7.3 Research Papers and Journals
For readers interested in the latest research on stacks, queues, and related data structures and algorithms, we recommend exploring the following research journals and conferences:
- Journal of the ACM: A leading journal in computer science, which publishes research articles on data structures, algorithms, and related topics.
- SIAM Journal on Computing: A journal focused on the mathematical and formal aspects of computer science, including research on data structures and algorithms.

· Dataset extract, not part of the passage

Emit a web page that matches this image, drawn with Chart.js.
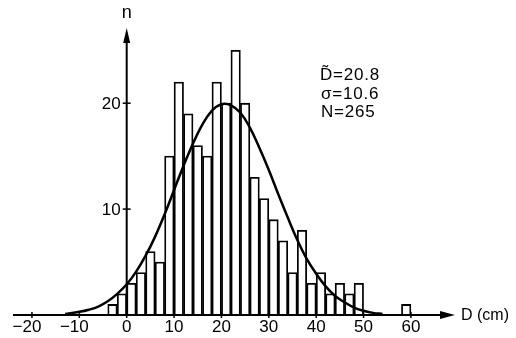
<!DOCTYPE html>
<html><head><meta charset="utf-8">
<script src="https://cdn.jsdelivr.net/npm/chart.js@4.4.1/dist/chart.umd.min.js"></script>
<style>html,body{margin:0;padding:0;background:#fff}#wrap{width:516px;height:338px;position:relative}</style>
</head><body><div id="wrap"><canvas id="c"></canvas></div>
<script>
// Histogram bins (width 2 cm), centres and counts
const binCenters = [-3,-1,1,3,5,7,9,11,13,15,17,19,21,23,25,27,29,31,33,35,37,39,41,43,45,47,49,59];
const binCounts  = [1,2,3,4,6,5,15,22,19,16,15,22,20,25,20,13,11,9,7,4,8,3,4,2,3,2,3,1];
// Fitted curve
const curveX = [-13,-10,-8,-6,-4,-2,0,2,4,6,8,10,12,14,16,18,20,22,24,26,28,30,32,34,36,38,40,42,44,46,48,50,52,54];
const curveY = [0.1,0.3,0.5,0.8,1.3,2.0,2.9,4.1,5.6,7.4,9.5,11.8,14.1,16.2,18.0,19.3,19.9,19.8,19.1,17.7,15.8,13.7,11.4,9.2,7.1,5.3,3.9,2.7,1.8,1.2,0.7,0.4,0.2,0.1];
// Axis ticks and labels
const xTickValues = [-20,-10,0,10,20,30,40,50,60];
const yTickValues = [10,20];
const xAxisTitle = 'D (cm)';
const yAxisTitle = 'n';
const statsLines = ['D\u0303=20.8','\u03c3=10.6','N=265'];

const FONT = '"Liberation Sans", Arial, sans-serif';

const axesPlugin = {
  id: 'axesPlugin',
  afterDatasetsDraw(chart) {
    const ctx = chart.ctx;
    const xs = chart.scales.x, ys = chart.scales.y;
    const x0 = xs.getPixelForValue(0), y0 = ys.getPixelForValue(0);
    const left = xs.left, right = xs.right, top = ys.top;
    ctx.save();
    ctx.strokeStyle = '#000'; ctx.fillStyle = '#000'; ctx.lineWidth = 2;
    // x axis with arrow
    ctx.beginPath(); ctx.moveTo(left, y0); ctx.lineTo(right - 10, y0); ctx.stroke();
    ctx.beginPath(); ctx.moveTo(right, y0); ctx.lineTo(right - 15, y0 - 4); ctx.lineTo(right - 15, y0 + 4); ctx.closePath(); ctx.fill();
    // y axis with arrow
    ctx.beginPath(); ctx.moveTo(x0, y0); ctx.lineTo(x0, top + 10); ctx.stroke();
    ctx.beginPath(); ctx.moveTo(x0, top); ctx.lineTo(x0 - 3.5, top + 15); ctx.lineTo(x0 + 3.5, top + 15); ctx.closePath(); ctx.fill();
    // x ticks + labels
    ctx.lineWidth = 1.5;
    ctx.font = '17px ' + FONT;
    ctx.textBaseline = 'alphabetic';
    xTickValues.forEach(v => {
      const px = xs.getPixelForValue(v);
      ctx.beginPath(); ctx.moveTo(px, y0 - 3); ctx.lineTo(px, y0 + 3); ctx.stroke();
      const label = v < 0 ? '\u2212' + Math.abs(v) : String(v);
      const w = ctx.measureText(String(Math.abs(v))).width;
      ctx.textAlign = 'right';
      ctx.fillText(label, px + w / 2, 332);
    });
    // y ticks + labels
    yTickValues.forEach(v => {
      const py = ys.getPixelForValue(v);
      ctx.beginPath(); ctx.moveTo(x0 - 4, py); ctx.lineTo(x0 + 4, py); ctx.stroke();
      ctx.textAlign = 'right'; ctx.textBaseline = 'middle';
      ctx.fillText(String(v), x0 - 6, py + 1);
    });
    // axis titles
    ctx.textBaseline = 'alphabetic';
    ctx.font = '18px ' + FONT; ctx.textAlign = 'center';
    ctx.fillText(yAxisTitle, x0, 18);
    ctx.font = '16px ' + FONT; ctx.textAlign = 'left'; ctx.textBaseline = 'middle';
    ctx.fillText(xAxisTitle, right + 6, y0 + 1);
    // stats annotation
    ctx.font = '17px ' + FONT; ctx.textAlign = 'left'; ctx.textBaseline = 'alphabetic';
    ctx.letterSpacing = '0.8px';
    const baselines = [80, 99, 117];
    const xs0 = [320, 321, 321];
    statsLines.forEach((t, i) => ctx.fillText(t, xs0[i], baselines[i]));
    ctx.restore();
  }
};

new Chart(document.getElementById('c'), {
  type: 'bar',
  data: {
    datasets: [
      {
        type: 'line',
        data: curveX.map((x, i) => ({x, y: curveY[i]})),
        borderColor: '#000', borderWidth: 2.5, pointRadius: 0,
        tension: 0.4, fill: false, order: 0
      },
      {
        type: 'bar',
        data: binCenters.map((x, i) => ({x, y: binCounts[i]})),
        backgroundColor: '#fff', borderColor: '#000', borderWidth: 1.8,
        barPercentage: 1, categoryPercentage: 1, grouped: false, order: 1
      }
    ]
  },
  options: {
    responsive: true, maintainAspectRatio: false, animation: false,
    layout: { padding: { left: 13, right: 61, top: 28, bottom: 23 } },
    plugins: { legend: { display: false }, tooltip: { enabled: false } },
    scales: {
      x: { type: 'linear', min: -24, max: 69.3, offset: false, display: false },
      y: { type: 'linear', min: 0, max: 27.1, display: false }
    }
  },
  plugins: [axesPlugin]
});
</script>
</body></html>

- ACM Symposium on Theory of Computing (STOC) and IEEE Symposium on Foundations of Computer Science (FOCS): Prestigious conferences on theoretical computer science, which feature research presentations on data structures, algorithms, and related topics.
8. Conclusion
Stacks and queues are fundamental data structures that play an essential role in various applications and research areas in computer science. We explored the fundamental concepts, representations, implementation, and applications of stacks and queues in data structures and algorithms. We discussed array-based, linked list-based, and dynamic array-based representations for stacks and queues, and provided C++ code examples for their implementation. We also covered various applications of stacks and queues in computer science, such as function call and return mechanisms, expression evaluation, graph traversal algorithms, process scheduling, and buffering data in communication networks. By understanding the concepts, implementations, and advanced topics related to stacks and queues, one can develop a strong foundation in computer science and be better prepared to tackle complex problems and challenges in the field. We hope this article serves as a valuable resource for readers interested in learning more about stacks, queues, and their applications in data structures and algorithms.